> Source data
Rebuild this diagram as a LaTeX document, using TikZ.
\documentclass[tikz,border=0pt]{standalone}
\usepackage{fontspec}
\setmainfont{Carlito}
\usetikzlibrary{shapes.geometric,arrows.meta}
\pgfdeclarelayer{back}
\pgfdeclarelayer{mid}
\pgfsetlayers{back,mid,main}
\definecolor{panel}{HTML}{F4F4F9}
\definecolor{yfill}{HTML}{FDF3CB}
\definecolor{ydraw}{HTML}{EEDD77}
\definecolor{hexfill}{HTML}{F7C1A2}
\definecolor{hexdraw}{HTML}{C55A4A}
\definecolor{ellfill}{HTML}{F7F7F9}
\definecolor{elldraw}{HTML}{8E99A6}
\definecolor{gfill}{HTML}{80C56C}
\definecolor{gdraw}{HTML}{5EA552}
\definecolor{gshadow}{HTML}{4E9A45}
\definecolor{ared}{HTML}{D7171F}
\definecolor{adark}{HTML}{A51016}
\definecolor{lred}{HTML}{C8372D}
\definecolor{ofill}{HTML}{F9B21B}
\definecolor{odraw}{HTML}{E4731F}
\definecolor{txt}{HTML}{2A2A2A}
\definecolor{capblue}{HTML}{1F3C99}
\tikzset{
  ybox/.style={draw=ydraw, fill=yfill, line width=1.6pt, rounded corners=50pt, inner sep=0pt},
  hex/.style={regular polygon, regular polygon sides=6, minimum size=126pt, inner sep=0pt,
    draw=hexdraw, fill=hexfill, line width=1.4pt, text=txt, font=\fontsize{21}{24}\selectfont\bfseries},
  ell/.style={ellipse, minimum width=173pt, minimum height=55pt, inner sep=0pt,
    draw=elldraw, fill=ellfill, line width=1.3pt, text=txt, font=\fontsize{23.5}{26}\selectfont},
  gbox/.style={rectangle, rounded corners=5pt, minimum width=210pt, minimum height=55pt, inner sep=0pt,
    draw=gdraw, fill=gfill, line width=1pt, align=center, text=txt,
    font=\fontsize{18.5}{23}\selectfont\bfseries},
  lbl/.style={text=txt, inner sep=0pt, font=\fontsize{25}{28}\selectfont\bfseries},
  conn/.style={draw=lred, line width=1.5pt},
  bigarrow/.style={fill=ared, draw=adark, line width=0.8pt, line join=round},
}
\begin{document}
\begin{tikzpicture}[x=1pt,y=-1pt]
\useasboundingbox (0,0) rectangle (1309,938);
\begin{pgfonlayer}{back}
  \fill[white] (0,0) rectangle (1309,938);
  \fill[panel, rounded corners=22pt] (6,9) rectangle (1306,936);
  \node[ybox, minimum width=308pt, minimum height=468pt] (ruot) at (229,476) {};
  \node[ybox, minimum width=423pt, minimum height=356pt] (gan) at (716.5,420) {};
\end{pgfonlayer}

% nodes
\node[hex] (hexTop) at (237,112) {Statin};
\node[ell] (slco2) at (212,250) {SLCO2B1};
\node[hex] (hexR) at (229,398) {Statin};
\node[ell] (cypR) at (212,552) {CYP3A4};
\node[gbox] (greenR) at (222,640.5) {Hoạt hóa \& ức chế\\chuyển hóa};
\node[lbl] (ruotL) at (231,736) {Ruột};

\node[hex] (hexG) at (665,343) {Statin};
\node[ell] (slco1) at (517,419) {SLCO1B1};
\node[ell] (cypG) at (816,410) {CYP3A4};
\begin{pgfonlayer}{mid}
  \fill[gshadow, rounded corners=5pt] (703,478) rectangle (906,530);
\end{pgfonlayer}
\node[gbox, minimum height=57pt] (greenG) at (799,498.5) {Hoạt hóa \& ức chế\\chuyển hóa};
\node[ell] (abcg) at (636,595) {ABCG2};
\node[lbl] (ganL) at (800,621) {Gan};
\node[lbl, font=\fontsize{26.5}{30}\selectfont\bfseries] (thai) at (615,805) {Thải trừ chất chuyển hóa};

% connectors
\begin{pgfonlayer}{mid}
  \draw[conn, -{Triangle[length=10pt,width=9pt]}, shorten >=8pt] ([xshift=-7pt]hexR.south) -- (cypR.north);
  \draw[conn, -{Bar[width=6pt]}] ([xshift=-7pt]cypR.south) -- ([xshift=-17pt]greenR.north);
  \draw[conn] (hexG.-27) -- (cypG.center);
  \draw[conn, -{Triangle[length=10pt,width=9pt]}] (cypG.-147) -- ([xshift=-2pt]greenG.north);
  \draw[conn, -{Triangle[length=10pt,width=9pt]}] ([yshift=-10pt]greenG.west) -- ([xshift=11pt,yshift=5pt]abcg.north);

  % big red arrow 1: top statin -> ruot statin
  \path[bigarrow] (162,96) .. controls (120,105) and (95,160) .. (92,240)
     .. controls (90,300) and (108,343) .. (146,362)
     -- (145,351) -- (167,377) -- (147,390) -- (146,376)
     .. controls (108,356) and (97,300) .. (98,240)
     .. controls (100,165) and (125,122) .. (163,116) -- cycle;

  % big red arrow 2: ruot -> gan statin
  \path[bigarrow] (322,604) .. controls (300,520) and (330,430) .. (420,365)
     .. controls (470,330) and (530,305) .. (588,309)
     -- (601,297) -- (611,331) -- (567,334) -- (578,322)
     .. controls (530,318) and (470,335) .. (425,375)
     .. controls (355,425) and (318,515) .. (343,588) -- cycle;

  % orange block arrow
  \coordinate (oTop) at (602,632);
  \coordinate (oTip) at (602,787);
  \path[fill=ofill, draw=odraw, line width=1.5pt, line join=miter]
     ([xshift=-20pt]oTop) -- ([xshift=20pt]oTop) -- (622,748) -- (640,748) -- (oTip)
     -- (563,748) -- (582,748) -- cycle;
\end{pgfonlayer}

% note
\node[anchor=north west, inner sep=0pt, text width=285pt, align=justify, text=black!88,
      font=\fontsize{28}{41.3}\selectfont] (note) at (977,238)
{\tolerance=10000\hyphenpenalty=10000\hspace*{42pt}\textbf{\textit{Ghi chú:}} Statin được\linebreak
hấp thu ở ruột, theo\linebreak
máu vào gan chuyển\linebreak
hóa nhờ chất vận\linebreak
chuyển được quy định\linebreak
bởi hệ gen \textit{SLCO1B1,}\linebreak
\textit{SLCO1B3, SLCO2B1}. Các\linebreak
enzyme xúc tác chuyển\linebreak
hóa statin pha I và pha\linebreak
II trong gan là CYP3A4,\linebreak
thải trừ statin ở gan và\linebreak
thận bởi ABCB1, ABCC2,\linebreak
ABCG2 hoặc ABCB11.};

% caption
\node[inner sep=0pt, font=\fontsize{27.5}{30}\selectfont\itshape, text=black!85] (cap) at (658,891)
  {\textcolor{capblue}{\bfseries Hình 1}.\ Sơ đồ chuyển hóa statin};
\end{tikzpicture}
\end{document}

...

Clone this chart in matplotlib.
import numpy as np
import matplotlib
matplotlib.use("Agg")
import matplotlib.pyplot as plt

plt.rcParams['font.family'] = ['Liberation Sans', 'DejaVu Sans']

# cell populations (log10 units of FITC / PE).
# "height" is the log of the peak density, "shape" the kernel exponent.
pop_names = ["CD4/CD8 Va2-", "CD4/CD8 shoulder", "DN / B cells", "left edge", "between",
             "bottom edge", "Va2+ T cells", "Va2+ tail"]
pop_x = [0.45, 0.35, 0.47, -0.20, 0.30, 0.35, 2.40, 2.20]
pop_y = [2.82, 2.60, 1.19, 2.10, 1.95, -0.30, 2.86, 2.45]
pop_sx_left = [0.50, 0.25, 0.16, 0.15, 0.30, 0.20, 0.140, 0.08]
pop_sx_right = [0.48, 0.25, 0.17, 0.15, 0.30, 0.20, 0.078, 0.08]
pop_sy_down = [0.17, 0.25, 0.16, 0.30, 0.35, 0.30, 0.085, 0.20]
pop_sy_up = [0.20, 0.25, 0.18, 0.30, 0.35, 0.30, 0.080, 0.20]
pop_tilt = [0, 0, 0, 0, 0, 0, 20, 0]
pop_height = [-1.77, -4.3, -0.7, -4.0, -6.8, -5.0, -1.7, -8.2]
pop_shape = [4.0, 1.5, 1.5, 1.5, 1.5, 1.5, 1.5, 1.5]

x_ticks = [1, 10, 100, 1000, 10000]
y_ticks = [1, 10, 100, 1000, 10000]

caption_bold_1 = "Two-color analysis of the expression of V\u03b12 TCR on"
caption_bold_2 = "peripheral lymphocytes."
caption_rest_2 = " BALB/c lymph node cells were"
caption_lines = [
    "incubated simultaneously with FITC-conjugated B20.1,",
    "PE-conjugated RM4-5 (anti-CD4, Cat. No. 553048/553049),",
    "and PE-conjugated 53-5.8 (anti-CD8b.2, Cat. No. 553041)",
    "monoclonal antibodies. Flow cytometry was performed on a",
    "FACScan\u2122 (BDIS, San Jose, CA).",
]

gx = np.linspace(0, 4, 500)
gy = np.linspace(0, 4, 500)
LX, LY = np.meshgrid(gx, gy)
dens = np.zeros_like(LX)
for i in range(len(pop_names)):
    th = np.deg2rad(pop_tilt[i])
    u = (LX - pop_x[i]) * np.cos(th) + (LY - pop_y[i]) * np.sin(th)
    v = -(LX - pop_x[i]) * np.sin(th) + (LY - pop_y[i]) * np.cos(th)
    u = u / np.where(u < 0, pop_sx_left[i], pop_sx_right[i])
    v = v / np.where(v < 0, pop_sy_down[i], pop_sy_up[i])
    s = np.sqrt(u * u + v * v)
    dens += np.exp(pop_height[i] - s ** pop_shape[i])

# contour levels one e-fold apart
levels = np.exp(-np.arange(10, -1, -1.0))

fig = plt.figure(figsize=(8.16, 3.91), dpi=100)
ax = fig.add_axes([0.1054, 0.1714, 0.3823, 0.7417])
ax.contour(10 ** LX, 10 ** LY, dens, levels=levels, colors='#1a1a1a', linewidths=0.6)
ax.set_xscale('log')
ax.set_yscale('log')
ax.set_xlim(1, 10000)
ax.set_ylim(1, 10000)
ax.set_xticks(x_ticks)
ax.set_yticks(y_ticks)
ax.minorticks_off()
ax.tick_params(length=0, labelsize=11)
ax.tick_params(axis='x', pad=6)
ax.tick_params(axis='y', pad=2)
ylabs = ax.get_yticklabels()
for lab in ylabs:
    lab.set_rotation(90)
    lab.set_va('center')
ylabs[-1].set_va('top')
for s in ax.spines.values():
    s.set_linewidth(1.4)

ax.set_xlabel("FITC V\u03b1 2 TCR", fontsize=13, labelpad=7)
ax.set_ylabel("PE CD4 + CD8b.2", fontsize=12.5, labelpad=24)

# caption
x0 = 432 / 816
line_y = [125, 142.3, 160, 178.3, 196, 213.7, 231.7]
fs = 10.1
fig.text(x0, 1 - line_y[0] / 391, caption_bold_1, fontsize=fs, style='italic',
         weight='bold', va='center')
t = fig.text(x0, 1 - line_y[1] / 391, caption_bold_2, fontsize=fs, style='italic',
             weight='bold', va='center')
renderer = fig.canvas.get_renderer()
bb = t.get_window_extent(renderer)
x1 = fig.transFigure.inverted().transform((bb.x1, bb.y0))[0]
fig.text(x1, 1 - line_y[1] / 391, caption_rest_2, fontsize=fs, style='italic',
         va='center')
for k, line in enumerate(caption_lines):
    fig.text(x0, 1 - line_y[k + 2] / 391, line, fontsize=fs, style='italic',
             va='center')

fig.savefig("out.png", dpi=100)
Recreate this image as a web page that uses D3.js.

> Given exercise
Copy every line in the records above that contains the word "this".

> Right answer
Rebuild this diagram as a LaTeX document, using TikZ.
Clone this chart in matplotlib.
Recreate this image as a web page that uses D3.js.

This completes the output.